OZZIE, LIZARDS, THE TOWERS AND OBAMA

Things get weird at the end of centuries, and they get really weird at the end of millennia.

Yes, I know we’re 20 years past that, but have you noticed that the weirdness not only didn’t go away this time, it just keeps getting more and more strange.

My favorite story of what can happen took place at a French village at the end of the first millennium. A few weeks before the end of the year 999 AD, the people of the village decided there wasn’t any point to working anymore if the world was coming to an end. So they climbed a hill outside the city and just sat there to wait.

When the calendar flipped from December 999 to January 1000 and nothing happened, they shrugged their shoulders, got to their feet and went home, presumably to resume their lives.

I love that story, even though it is far more likely to be legend than reality. I mean, people are going to sit outdoors 24 hours a day in late December? Maybe in Australia, where it’s summer then.

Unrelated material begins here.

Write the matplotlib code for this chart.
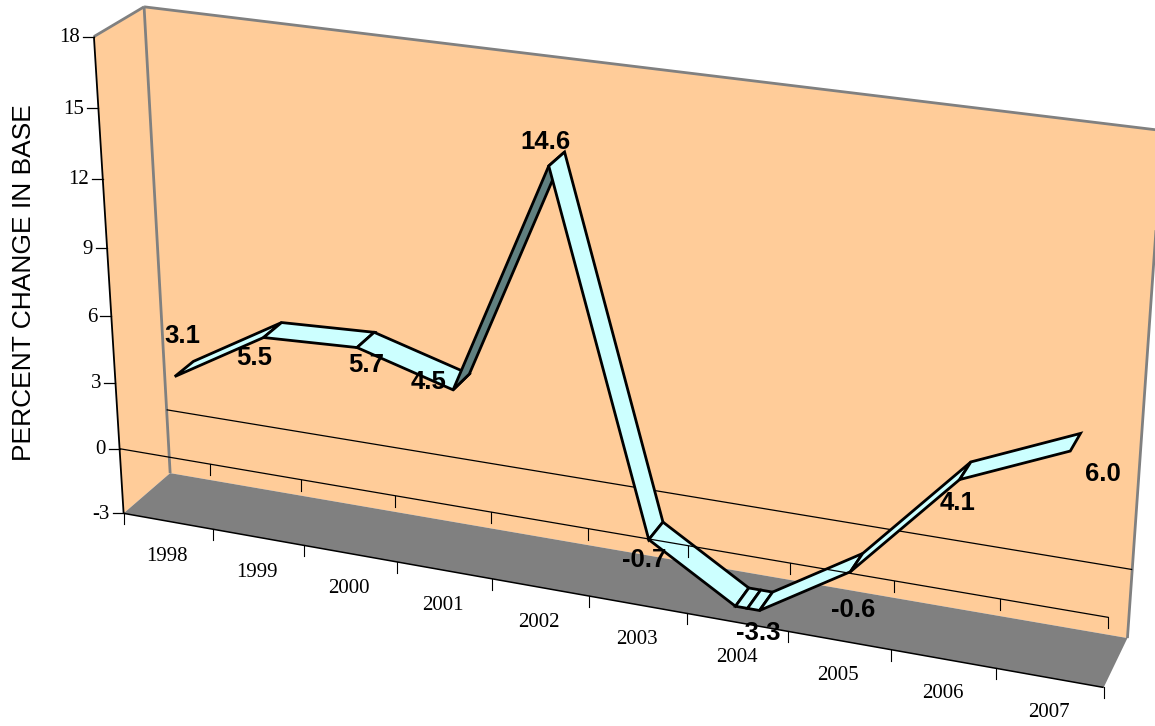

What I like about it is that there was no meanness or evil in the story. People didn’t castrate themselves waiting for the Mothership that was hiding behind the Hale-Bopp comet. That actually happened in California about a thousand years later.

I don’t know if this was true in 999, but we have been getting dozens if not hundreds of conspiracy theories. My favorite is the one pictured in the intro. When I saw it in a bookstore — remember those? — I knew I had to get it for my good friend who never met a conspiracy theory he didn’t like.

I actually thought at one point that the 1997 movie “Conspiracy Theory” might be the story of his life.

He lost his cherry, conspiracy-theory wise, on the one that captured so many people with those tendencies, the assassination of John F. Kennedy in 1963. I suppose it’s possible that Oswald didn’t act alone, but my biggest problem with some massive conspiracy is that people just aren’t that good at keeping secrets.

I do think the David Icke book is certainly the most entertaining. Icke posits that we are ruled by shape-shifting lizards from another planet, and he proves his Englishness by saying the most powerful of them is … wait for it … Queen Elizabeth II.

The two biggest recent ones are the 9/11 Truthers and the Obama Birthers.

The first one insists that the attacks on the Twin Towers were staged, and the second says that Barack Obama was not born in Hawaii. The birth certificate thing is the silliest. For all the arguments over whether the long-form birth certificate was real or fake, there is one fact that can’t be explained away.

At the time Obama was born, there was a birth announcement in the Honolulu Advertiser newspaper. How on earth do you fake a birth announcement in 1961 so that a mixed-race baby from an obscure family can run for president 47 years later?

To believe this, you have to be way out there with some theory involving time travel, although I guess if it comes down to it, it might be something the shape-shifting lizards could do.

Was Queen Elizabeth seen anywhere near Hawaii in August 1961?

Honestly, this is all way above my pay grade.